An unnamed source for the MCIR stated: "We plan to avoid them [ISIS] until we are settled and operations are finished; then we will kick them out."

The presence of MCIR fighters on the ground was noted by observers, who argued that United States airstrikes would "inflame" the situation in Iraq by not taking into account the diversity of the opposition to the al-Maliki regime.

===Kurdish Region===
The MCIR reportedly had a truce agreement with the Kurdistan Region not to target Kurdish territory, in return for the Regional Government's non-interference in the Council creating an autonomous area outside of the control of the current Iraqi government.

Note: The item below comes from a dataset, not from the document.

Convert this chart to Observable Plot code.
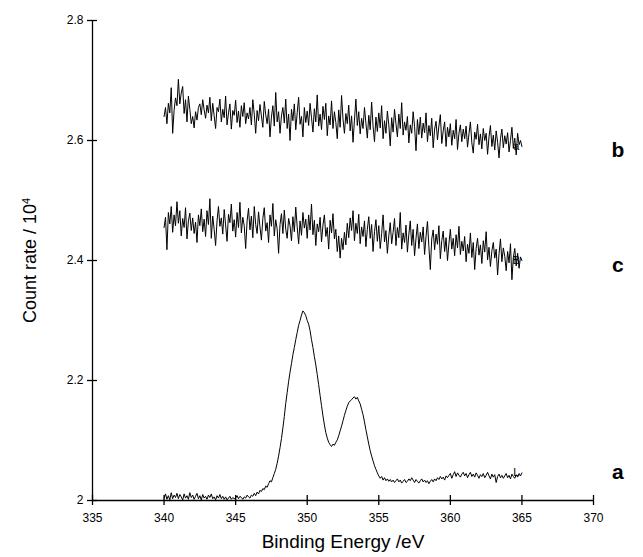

List of sunni insurgent group in the coalition:

 Naqshbandi Army (until 2015)

 Anbar Tribal Council (2013–2015)

 Islamic Army in Iraq (2013–2014)

 Free Iraqi Army (2013–2014)

other sunni insurgents (2013-2015)

==Media==
Iraqi TV coverage of early 2014 events within the country was split along sectarian, religious lines. Channels loyal to Prime Minister Nouri Maliki, including the government's own al-Iraqiya TV, rallied Iraqis to volunteer and fight to restore order and remove "terrorists". Meanwhile, Sunni channels presented the latest advances by the insurgents as part of an uprising against what they called "al-Maliki's army."

According to western media, Al-Rafidain TV was particularly supportive of the cause of the "revolutionaries" and "mujahideen" who it said were fighting to liberate the country.